Leaving the pictures out, print the lines from the first line of the listing through the line containing "275, 280, 285];", exactly as they read, and no others.

Supplied information –

════════════════

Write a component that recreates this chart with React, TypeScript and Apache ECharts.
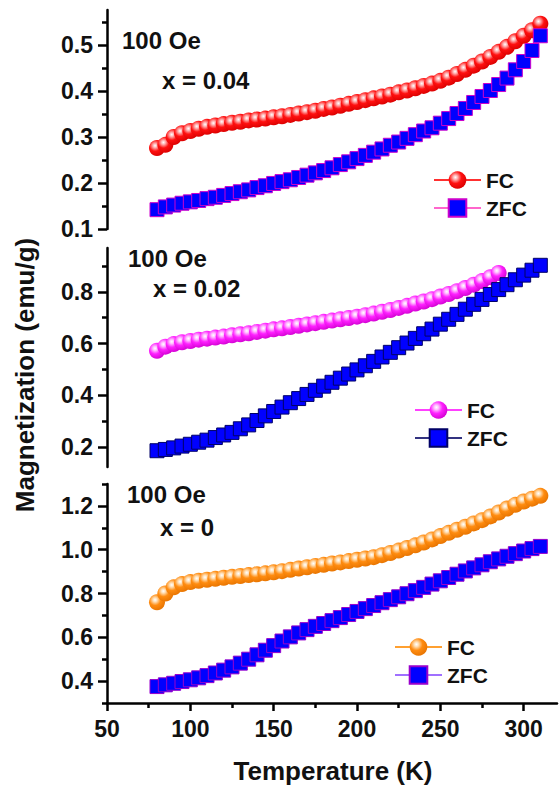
import React, { useEffect, useRef } from "react";
import * as echarts from "echarts";

// ---------- data ----------
const T_FULL = [80, 85, 90, 95, 100, 105, 110, 115, 120, 125, 130, 135, 140, 145, 150, 155, 160, 165, 170, 175, 180, 185, 190, 195, 200, 205, 210, 215, 220, 225, 230, 235, 240, 245, 250, 255, 260, 265, 270, 275, 280, 285, 290, 295, 300, 305, 310];
const T_MID_FC = [80, 85, 90, 95, 100, 105, 110, 115, 120, 125, 130, 135, 140, 145, 150, 155, 160, 165, 170, 175, 180, 185, 190, 195, 200, 205, 210, 215, 220, 225, 230, 235, 240, 245, 250, 255, 260, 265, 270, 275, 280, 285];

// x = 0.04
const FC_004 = [0.276, 0.283, 0.300, 0.308, 0.313, 0.318, 0.322, 0.325, 0.328, 0.331, 0.333, 0.336, 0.338, 0.340, 0.343, 0.345, 0.348, 0.351, 0.354, 0.357, 0.361, 0.364, 0.368, 0.372, 0.376, 0.380, 0.384, 0.388, 0.392, 0.397, 0.401, 0.406, 0.411, 0.416, 0.422, 0.429, 0.437, 0.446, 0.455, 0.464, 0.474, 0.485, 0.496, 0.508, 0.520, 0.532, 0.546];
const ZFC_004 = [0.142, 0.148, 0.152, 0.156, 0.159, 0.162, 0.166, 0.169, 0.173, 0.177, 0.181, 0.185, 0.190, 0.194, 0.199, 0.203, 0.207, 0.212, 0.217, 0.222, 0.227, 0.233, 0.240, 0.246, 0.253, 0.260, 0.267, 0.274, 0.282, 0.289, 0.297, 0.305, 0.313, 0.320, 0.330, 0.340, 0.351, 0.362, 0.375, 0.388, 0.401, 0.414, 0.428, 0.446, 0.464, 0.488, 0.520];
// x = 0.02
const FC_002 = [0.572, 0.588, 0.598, 0.605, 0.610, 0.615, 0.619, 0.623, 0.627, 0.632, 0.636, 0.640, 0.645, 0.650, 0.655, 0.659, 0.664, 0.669, 0.674, 0.679, 0.684, 0.689, 0.694, 0.699, 0.704, 0.710, 0.716, 0.723, 0.730, 0.738, 0.746, 0.755, 0.763, 0.772, 0.782, 0.792, 0.803, 0.815, 0.828, 0.842, 0.857, 0.873];
const ZFC_002 = [0.185, 0.190, 0.196, 0.203, 0.210, 0.218, 0.226, 0.236, 0.246, 0.256, 0.270, 0.285, 0.302, 0.320, 0.337, 0.354, 0.371, 0.387, 0.403, 0.419, 0.435, 0.450, 0.466, 0.482, 0.498, 0.514, 0.531, 0.548, 0.566, 0.584, 0.602, 0.620, 0.638, 0.656, 0.675, 0.694, 0.713, 0.733, 0.752, 0.771, 0.790, 0.809, 0.828, 0.847, 0.865, 0.884, 0.903];
// x = 0
const FC_0 = [0.760, 0.800, 0.828, 0.843, 0.852, 0.858, 0.863, 0.867, 0.872, 0.876, 0.880, 0.884, 0.888, 0.892, 0.897, 0.902, 0.908, 0.914, 0.920, 0.926, 0.931, 0.937, 0.942, 0.948, 0.954, 0.960, 0.966, 0.975, 0.985, 0.996, 1.008, 1.020, 1.033, 1.047, 1.062, 1.077, 1.091, 1.105, 1.120, 1.135, 1.152, 1.170, 1.188, 1.205, 1.220, 1.233, 1.246];
const ZFC_0 = [0.375, 0.383, 0.390, 0.398, 0.406, 0.415, 0.425, 0.437, 0.450, 0.465, 0.482, 0.500, 0.520, 0.541, 0.562, 0.583, 0.602, 0.620, 0.635, 0.650, 0.663, 0.676, 0.690, 0.704, 0.718, 0.731, 0.745, 0.758, 0.772, 0.785, 0.799, 0.813, 0.828, 0.843, 0.858, 0.873, 0.888, 0.903, 0.917, 0.931, 0.945, 0.958, 0.970, 0.982, 0.994, 1.005, 1.015];

// ticks
const X_MAJOR = [50, 100, 150, 200, 250, 300];
const X_MINOR = [75, 125, 175, 225, 275];
const Y_TOP_MAJOR = [0.1, 0.2, 0.3, 0.4, 0.5];
const Y_TOP_MINOR = [0.15, 0.25, 0.35, 0.45, 0.55];
const Y_MID_MAJOR = [0.2, 0.4, 0.6, 0.8];
const Y_MID_MINOR = [0.3, 0.5, 0.7, 0.9];
const Y_BOT_MAJOR = [0.4, 0.6, 0.8, 1.0, 1.2];
const Y_BOT_MINOR = [0.3, 0.5, 0.7, 0.9, 1.1, 1.3];

const FONT = "Liberation Sans, Arial, sans-serif";

const zip = (xs: number[], ys: number[]) => ys.map((v, i) => [xs[i], v]);

const sphere = (light: string, base: string, dark: string) => ({
  type: "radial",
  x: 0.38,
  y: 0.35,
  r: 0.7,
  colorStops: [
    { offset: 0, color: "#ffffff" },
    { offset: 0.18, color: light },
    { offset: 0.5, color: base },
    { offset: 1, color: dark },
  ],
});

export default function App() {
  const ref = useRef<HTMLDivElement>(null);
  useEffect(() => {
    document.body.style.margin = "0";
    const chart = echarts.init(ref.current!, null, { renderer: "svg" });

    const grids = [
      { left: 107, width: 450, top: 10, height: 219 },
      { left: 107, width: 450, top: 248, height: 219 },
      { left: 107, width: 450, top: 484, height: 219 },
    ];

    const hiddenX = (gi: number) => ({
      type: "value",
      gridIndex: gi,
      min: 50,
      max: 320,
      show: false,
    });

    const majorY = (gi: number, min: number, max: number, vals: number[], fmt: (v: number) => string) => ({
      type: "value",
      gridIndex: gi,
      position: "left",
      min,
      max,
      splitLine: { show: false },
      axisLine: { show: true, lineStyle: { color: "#000", width: 2.5 } },
      axisTick: { show: true, length: 9, customValues: vals, lineStyle: { color: "#000", width: 2.5 } },
      axisLabel: {
        show: true,
        customValues: vals,
        formatter: fmt,
        margin: 14,
        fontSize: 23,
        fontWeight: "bold",
        fontFamily: FONT,
        color: "#111",
      },
    });
    const minorY = (gi: number, min: number, max: number, vals: number[]) => ({
      type: "value",
      gridIndex: gi,
      position: "left",
      offset: 0,
      min,
      max,
      splitLine: { show: false },
      axisLine: { show: false },
      axisTick: { show: true, length: 5, customValues: vals, lineStyle: { color: "#000", width: 2.5 } },
      axisLabel: { show: false },
    });

    const f1 = (v: number) => v.toFixed(1);

    const mkSeries = (
      name: string,
      data: number[][],
      gi: number,
      symbol: string,
      size: number,
      color: any,
      lineColor: string,
      border?: string
    ) => ({
      type: "line",
      name,
      xAxisIndex: gi,
      yAxisIndex: gi * 2,
      data,
      symbol,
      symbolSize: size,
      clip: false,
      lineStyle: { color: lineColor, width: 1 },
      itemStyle: border
        ? { color, borderColor: border, borderWidth: 1, opacity: 1 }
        : { color, opacity: 1 },
      emphasis: { disabled: true },
    });

    const red = sphere("#ffb3b3", "#ff1010", "#d80000");
    const mag = sphere("#ffc2ff", "#ff20ff", "#d000d0");
    const org = sphere("#ffe0b8", "#ff8c10", "#e67300");

    const legendBase = {
      orient: "vertical",
      itemWidth: 47,
      itemHeight: 22,
      itemGap: 6,
      selectedMode: false,
      formatter: (n: string) => n.split("_")[0],
      textStyle: { fontSize: 21, fontWeight: "bold", fontFamily: FONT, color: "#111", lineHeight: 22 },
    };

    const txt = (x: number, y: number, s: string, size = 24) => ({
      type: "text",
      x,
      y,
      style: {
        text: s,
        fontSize: size,
        fontWeight: "bold",
        fontFamily: FONT,
        fill: "#111",
        verticalAlign: "middle",
      },
    });

    chart.setOption({
      animation: false,
      backgroundColor: "#fff",
      grid: grids,
      xAxis: [
        hiddenX(0),
        hiddenX(1),
        {
          type: "value",
          gridIndex: 2,
          position: "bottom",
          min: 50,
          max: 320,
          splitLine: { show: false },
          axisLine: { show: true, lineStyle: { color: "#000", width: 2.5 } },
          axisTick: { show: true, length: 8, customValues: X_MAJOR, lineStyle: { color: "#000", width: 2.5 } },
          axisLabel: {
            show: true,
            customValues: X_MAJOR,
            margin: 14,
            fontSize: 23,
            fontWeight: "bold",
            fontFamily: FONT,
            color: "#111",
          },
        },
        {
          type: "value",
          gridIndex: 2,
          position: "bottom",
          offset: 0,
          min: 50,
          max: 320,
          splitLine: { show: false },
          axisLine: { show: false },
          axisTick: { show: true, length: 5, customValues: X_MINOR, lineStyle: { color: "#000", width: 2.5 } },
          axisLabel: { show: false },
        },
      ],
      yAxis: [
        majorY(0, 0.1, 0.576, Y_TOP_MAJOR, f1),
        minorY(0, 0.1, 0.576, Y_TOP_MINOR),
        majorY(1, 0.122, 0.97, Y_MID_MAJOR, f1),
        minorY(1, 0.122, 0.97, Y_MID_MINOR),
        majorY(2, 0.3, 1.3, Y_BOT_MAJOR, f1),
        minorY(2, 0.3, 1.3, Y_BOT_MINOR),
      ],
      legend: [
        { ...legendBase, data: ["FC_a", "ZFC_a"], left: 428, top: 164 },
        { ...legendBase, data: ["FC_b", "ZFC_b"], left: 409, top: 394 },
        { ...legendBase, data: ["FC_c", "ZFC_c"], left: 389, top: 631 },
      ],
      series: [
        mkSeries("FC_a", zip(T_FULL, FC_004), 0, "circle", 16, red, "#ff3030"),
        mkSeries("ZFC_a", zip(T_FULL, ZFC_004), 0, "rect", 14, "#0000ff", "#ff66cc", "#cc00cc"),
        mkSeries("FC_b", zip(T_MID_FC, FC_002), 1, "circle", 16, mag, "#ff40ff"),
        mkSeries("ZFC_b", zip(T_FULL, ZFC_002), 1, "rect", 14, "#0000ff", "#333380", "#000066"),
        mkSeries("FC_c", zip(T_FULL, FC_0), 2, "circle", 16, org, "#ffa030"),
        mkSeries("ZFC_c", zip(T_FULL, ZFC_0), 2, "rect", 14, "#0000ff", "#a070ff", "#9900cc"),
      ],
      graphic: [
        txt(122, 40, "100 Oe"),
        txt(162, 80, "x = 0.04"),
        txt(128, 258, "100 Oe"),
        txt(153, 288, "x = 0.02"),
        txt(127, 494, "100 Oe"),
        txt(160, 527, "x = 0"),
        {
          type: "text",
          x: 333,
          y: 771,
          style: {
            text: "Temperature (K)",
            fontSize: 26,
            fontWeight: "bold",
            fontFamily: FONT,
            fill: "#111",
            align: "center",
            verticalAlign: "middle",
          },
        },
        {
          type: "text",
          x: 25,
          y: 375,
          rotation: Math.PI / 2,
          style: {
            text: "Magnetization (emu/g)",
            fontSize: 26,
            fontWeight: "bold",
            fontFamily: FONT,
            fill: "#111",
            align: "center",
            verticalAlign: "middle",
          },
        },
      ],
    });
    return () => chart.dispose();
  }, []);
  return <div ref={ref} style={{ width: 560, height: 787 }} />;
}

════════════════

The result –
Write a component that recreates this chart with React, TypeScript and Apache ECharts.
import React, { useEffect, useRef } from "react";
import * as echarts from "echarts";

// ---------- data ----------
const T_FULL = [80, 85, 90, 95, 100, 105, 110, 115, 120, 125, 130, 135, 140, 145, 150, 155, 160, 165, 170, 175, 180, 185, 190, 195, 200, 205, 210, 215, 220, 225, 230, 235, 240, 245, 250, 255, 260, 265, 270, 275, 280, 285, 290, 295, 300, 305, 310];
const T_MID_FC = [80, 85, 90, 95, 100, 105, 110, 115, 120, 125, 130, 135, 140, 145, 150, 155, 160, 165, 170, 175, 180, 185, 190, 195, 200, 205, 210, 215, 220, 225, 230, 235, 240, 245, 250, 255, 260, 265, 270, 275, 280, 285];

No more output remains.